#### Information supplied ####

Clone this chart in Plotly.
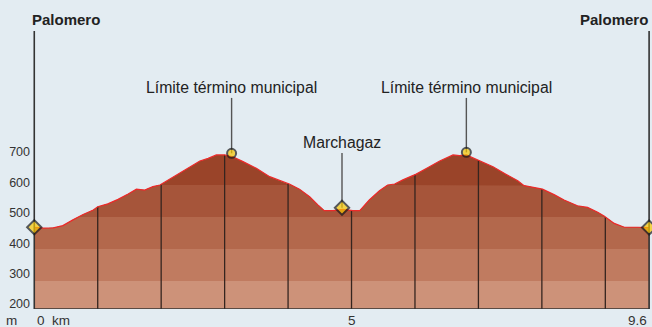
import numpy as np
import plotly.graph_objects as go

# elevation profile (km, m)
dist_km = [0.00, 0.14, 0.30, 0.45, 0.61, 0.77, 0.93, 1.00, 1.16, 1.32, 1.48, 1.61, 1.74, 1.87, 1.98,
           2.13, 2.29, 2.45, 2.61, 2.74, 2.87, 3.00, 3.13, 3.29, 3.50, 3.71, 3.87, 4.02, 4.18, 4.34,
           4.47, 4.57, 4.71, 4.86, 5.02, 5.13, 5.28, 5.44, 5.57, 5.68, 5.81, 6.02, 6.20, 6.39, 6.60,
           6.70, 6.81, 7.02, 7.23, 7.44, 7.62, 7.72, 7.88, 8.01, 8.20, 8.35, 8.56, 8.72, 8.88, 8.98,
           9.14, 9.30, 9.51, 9.69]
elev_m = [468, 465, 466, 473, 491, 508, 522, 532, 541, 555, 572, 587, 584, 595, 600,
          618, 637, 655, 675, 683, 694, 694, 688, 673, 652, 626, 613, 603, 587, 563,
          538, 520, 520, 524, 520, 520, 553, 582, 600, 603, 616, 634, 654, 675, 694,
          692, 694, 676, 657, 633, 613, 598, 592, 587, 569, 553, 535, 530, 515, 503,
          480, 468, 468, 467]

# waypoints
wp_names = ["Palomero", "Límite término municipal", "Marchagaz", "Límite término municipal", "Palomero"]
wp_km = [0.0, 3.11, 4.85, 6.81, 9.69]
wp_elev = [468, 699, 529, 702, 467]
wp_symbol = ["diamond", "circle", "diamond", "circle", "diamond"]
wp_label_y = [1116, 906, 734, 906, 1116]
wp_line_top = [1081, 872, 700, 872, 1081]
wp_bold = [True, False, False, False, True]

band_edges = [212.5, 300, 400, 500, 600, 1200]
band_colors = ["#cd9279", "#c07b60", "#b3684c", "#a6553a", "#9a4429"]
km_marks = [1, 2, 3, 4, 5, 6, 7, 8, 9]
ytick_vals = [200, 300, 400, 500, 600, 700]
xtick_vals = [0, 5, 9.69]
xtick_text = ["0  km", "5", "9.6"]

BG = "#e3ecf2"
FONT = "Liberation Sans, Arial, sans-serif"

x = np.array(dist_km, dtype=float)
y = np.array(elev_m, dtype=float)

# add crossing points at band edges so clipped bands line up with the profile
xs, ys = [x[0]], [y[0]]
for i in range(1, len(x)):
    for b in band_edges[1:-1]:
        if (y[i - 1] - b) * (y[i] - b) < 0:
            t = (b - y[i - 1]) / (y[i] - y[i - 1])
            xs.append(x[i - 1] + t * (x[i] - x[i - 1]))
            ys.append(b)
    xs.append(x[i])
    ys.append(y[i])
order = np.argsort(xs, kind="stable")
xs = np.array(xs)[order]
ys = np.array(ys)[order]

fig = go.Figure()

# bands, drawn top to bottom
for k in range(len(band_colors) - 1, -1, -1):
    top = band_edges[k + 1]
    fig.add_trace(go.Scatter(
        x=xs, y=np.minimum(ys, top), mode="lines", line=dict(width=0),
        fill="tozeroy", fillcolor=band_colors[k], hoverinfo="skip", showlegend=False))

# km lines
vx, vy = [], []
for km in km_marks:
    vx += [km, km, None]
    vy += [band_edges[0], float(np.interp(km, x, y)), None]
fig.add_trace(go.Scatter(x=vx, y=vy, mode="lines", line=dict(color="#35251f", width=1.3),
                         hoverinfo="skip", showlegend=False))

# profile line
fig.add_trace(go.Scatter(x=x, y=y, mode="lines", line=dict(color="#ec2a2a", width=1.2),
                         hoverinfo="skip", showlegend=False))

# leader lines for waypoints
for i in range(len(wp_names)):
    edge = i in (0, len(wp_names) - 1)
    y0 = band_edges[0] if edge else wp_elev[i]
    fig.add_trace(go.Scatter(
        x=[wp_km[i], wp_km[i]], y=[y0, wp_line_top[i]], mode="lines",
        line=dict(color="#333333" if edge else "#555555", width=1.6 if edge else 1.4),
        hoverinfo="skip", showlegend=False))
    fig.add_annotation(
        x=wp_km[i], y=wp_label_y[i], xref="x", yref="y",
        text=f"<b>{wp_names[i]}</b>" if wp_bold[i] else wp_names[i],
        showarrow=False,
        font=dict(family=FONT, size=15 if wp_bold[i] else 15.8, color="#222222"),
        xanchor="left" if i == 0 else ("right" if i == len(wp_names) - 1 else "center"),
        xshift=-4 if i == 0 else (1 if i == len(wp_names) - 1 else 0))

fig.add_trace(go.Scatter(
    x=wp_km, y=wp_elev, mode="markers", cliponaxis=False,
    marker=dict(symbol=wp_symbol, size=[11, 9, 11, 9, 11], color="#f7c600",
                line=dict(color="#1a1a1a", width=2)),
    hoverinfo="skip", showlegend=False))

# dummy trace on the label axis
fig.add_trace(go.Scatter(x=[None], y=[None], yaxis="y2", showlegend=False, hoverinfo="skip"))

# bottom axis line
fig.add_trace(go.Scatter(x=[0, 9.69], y=[band_edges[0], band_edges[0]], mode="lines",
                         line=dict(color="#333333", width=1.6), hoverinfo="skip", showlegend=False))

for v, t in zip(xtick_vals, xtick_text):
    fig.add_annotation(
        x=v, y=0, xref="x", yref="paper", text=t, showarrow=False, yanchor="top", yshift=-2,
        xanchor="left" if v == 0 else ("right" if v == xtick_vals[-1] else "center"),
        xshift=1 if v == 0 else 0,
        font=dict(family=FONT, size=13.5, color="#333333"))
fig.add_annotation(x=0, y=0, xref="paper", yref="paper", text="m", showarrow=False,
                   yanchor="top", xanchor="right", xshift=-14, yshift=-2,
                   font=dict(family=FONT, size=13.5, color="#333333"))

fig.update_layout(
    width=652, height=327,
    margin=dict(l=33, r=1, t=0, b=18),
    paper_bgcolor=BG, plot_bgcolor=BG,
    xaxis=dict(range=[-0.02, 9.72], showgrid=False, zeroline=False, showticklabels=False, ticks=""),
    yaxis=dict(range=[212.5, 1178], showgrid=False, zeroline=False, showticklabels=False, ticks=""),
    yaxis2=dict(range=[183.6, 1200], overlaying="y", side="left", showgrid=False, zeroline=False,
                tickvals=ytick_vals, ticks="", ticklabelstandoff=2, automargin=False,
                tickfont=dict(family=FONT, size=12.5, color="#333333")),
)

fig.write_html("out.html", config={"displayModeBar": False},
               post_script="document.body.style.margin='0';"
                           "document.documentElement.style.overflow='hidden';")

####

→ Prompt: Copy every line of the data word for word, omitting the images.

→ Task output:
Clone this chart in Plotly.
import numpy as np
import plotly.graph_objects as go

# elevation profile (km, m)
dist_km = [0.00, 0.14, 0.30, 0.45, 0.61, 0.77, 0.93, 1.00, 1.16, 1.32, 1.48, 1.61, 1.74, 1.87, 1.98,
           2.13, 2.29, 2.45, 2.61, 2.74, 2.87, 3.00, 3.13, 3.29, 3.50, 3.71, 3.87, 4.02, 4.18, 4.34,
           4.47, 4.57, 4.71, 4.86, 5.02, 5.13, 5.28, 5.44, 5.57, 5.68, 5.81, 6.02, 6.20, 6.39, 6.60,
           6.70, 6.81, 7.02, 7.23, 7.44, 7.62, 7.72, 7.88, 8.01, 8.20, 8.35, 8.56, 8.72, 8.88, 8.98,
           9.14, 9.30, 9.51, 9.69]
elev_m = [468, 465, 466, 473, 491, 508, 522, 532, 541, 555, 572, 587, 584, 595, 600,
          618, 637, 655, 675, 683, 694, 694, 688, 673, 652, 626, 613, 603, 587, 563,
          538, 520, 520, 524, 520, 520, 553, 582, 600, 603, 616, 634, 654, 675, 694,
          692, 694, 676, 657, 633, 613, 598, 592, 587, 569, 553, 535, 530, 515, 503,
          480, 468, 468, 467]

# waypoints
wp_names = ["Palomero", "Límite término municipal", "Marchagaz", "Límite término municipal", "Palomero"]
wp_km = [0.0, 3.11, 4.85, 6.81, 9.69]
wp_elev = [468, 699, 529, 702, 467]
wp_symbol = ["diamond", "circle", "diamond", "circle", "diamond"]
wp_label_y = [1116, 906, 734, 906, 1116]
wp_line_top = [1081, 872, 700, 872, 1081]
wp_bold = [True, False, False, False, True]

band_edges = [212.5, 300, 400, 500, 600, 1200]
band_colors = ["#cd9279", "#c07b60", "#b3684c", "#a6553a", "#9a4429"]
km_marks = [1, 2, 3, 4, 5, 6, 7, 8, 9]
ytick_vals = [200, 300, 400, 500, 600, 700]
xtick_vals = [0, 5, 9.69]
xtick_text = ["0  km", "5", "9.6"]

BG = "#e3ecf2"
FONT = "Liberation Sans, Arial, sans-serif"

x = np.array(dist_km, dtype=float)
y = np.array(elev_m, dtype=float)

# add crossing points at band edges so clipped bands line up with the profile
xs, ys = [x[0]], [y[0]]
for i in range(1, len(x)):
    for b in band_edges[1:-1]:
        if (y[i - 1] - b) * (y[i] - b) < 0:
            t = (b - y[i - 1]) / (y[i] - y[i - 1])
            xs.append(x[i - 1] + t * (x[i] - x[i - 1]))
            ys.append(b)
    xs.append(x[i])
    ys.append(y[i])
order = np.argsort(xs, kind="stable")
xs = np.array(xs)[order]
ys = np.array(ys)[order]

fig = go.Figure()

# bands, drawn top to bottom
for k in range(len(band_colors) - 1, -1, -1):
    top = band_edges[k + 1]
    fig.add_trace(go.Scatter(
        x=xs, y=np.minimum(ys, top), mode="lines", line=dict(width=0),
        fill="tozeroy", fillcolor=band_colors[k], hoverinfo="skip", showlegend=False))

# km lines
vx, vy = [], []
for km in km_marks:
    vx += [km, km, None]
    vy += [band_edges[0], float(np.interp(km, x, y)), None]
fig.add_trace(go.Scatter(x=vx, y=vy, mode="lines", line=dict(color="#35251f", width=1.3),
                         hoverinfo="skip", showlegend=False))

# profile line
fig.add_trace(go.Scatter(x=x, y=y, mode="lines", line=dict(color="#ec2a2a", width=1.2),
                         hoverinfo="skip", showlegend=False))

# leader lines for waypoints
for i in range(len(wp_names)):
    edge = i in (0, len(wp_names) - 1)
    y0 = band_edges[0] if edge else wp_elev[i]
    fig.add_trace(go.Scatter(
        x=[wp_km[i], wp_km[i]], y=[y0, wp_line_top[i]], mode="lines",
        line=dict(color="#333333" if edge else "#555555", width=1.6 if edge else 1.4),
        hoverinfo="skip", showlegend=False))
    fig.add_annotation(
        x=wp_km[i], y=wp_label_y[i], xref="x", yref="y",
        text=f"<b>{wp_names[i]}</b>" if wp_bold[i] else wp_names[i],
        showarrow=False,
        font=dict(family=FONT, size=15 if wp_bold[i] else 15.8, color="#222222"),
        xanchor="left" if i == 0 else ("right" if i == len(wp_names) - 1 else "center"),
        xshift=-4 if i == 0 else (1 if i == len(wp_names) - 1 else 0))

fig.add_trace(go.Scatter(
    x=wp_km, y=wp_elev, mode="markers", cliponaxis=False,
    marker=dict(symbol=wp_symbol, size=[11, 9, 11, 9, 11], color="#f7c600",
                line=dict(color="#1a1a1a", width=2)),
    hoverinfo="skip", showlegend=False))

# dummy trace on the label axis
fig.add_trace(go.Scatter(x=[None], y=[None], yaxis="y2", showlegend=False, hoverinfo="skip"))

# bottom axis line
fig.add_trace(go.Scatter(x=[0, 9.69], y=[band_edges[0], band_edges[0]], mode="lines",
                         line=dict(color="#333333", width=1.6), hoverinfo="skip", showlegend=False))

for v, t in zip(xtick_vals, xtick_text):
    fig.add_annotation(
        x=v, y=0, xref="x", yref="paper", text=t, showarrow=False, yanchor="top", yshift=-2,
        xanchor="left" if v == 0 else ("right" if v == xtick_vals[-1] else "center"),
        xshift=1 if v == 0 else 0,
        font=dict(family=FONT, size=13.5, color="#333333"))
fig.add_annotation(x=0, y=0, xref="paper", yref="paper", text="m", showarrow=False,
                   yanchor="top", xanchor="right", xshift=-14, yshift=-2,
                   font=dict(family=FONT, size=13.5, color="#333333"))

fig.update_layout(
    width=652, height=327,
    margin=dict(l=33, r=1, t=0, b=18),
    paper_bgcolor=BG, plot_bgcolor=BG,
    xaxis=dict(range=[-0.02, 9.72], showgrid=False, zeroline=False, showticklabels=False, ticks=""),
    yaxis=dict(range=[212.5, 1178], showgrid=False, zeroline=False, showticklabels=False, ticks=""),
    yaxis2=dict(range=[183.6, 1200], overlaying="y", side="left", showgrid=False, zeroline=False,
                tickvals=ytick_vals, ticks="", ticklabelstandoff=2, automargin=False,
                tickfont=dict(family=FONT, size=12.5, color="#333333")),
)

fig.write_html("out.html", config={"displayModeBar": False},
               post_script="document.body.style.margin='0';"
                           "document.documentElement.style.overflow='hidden';")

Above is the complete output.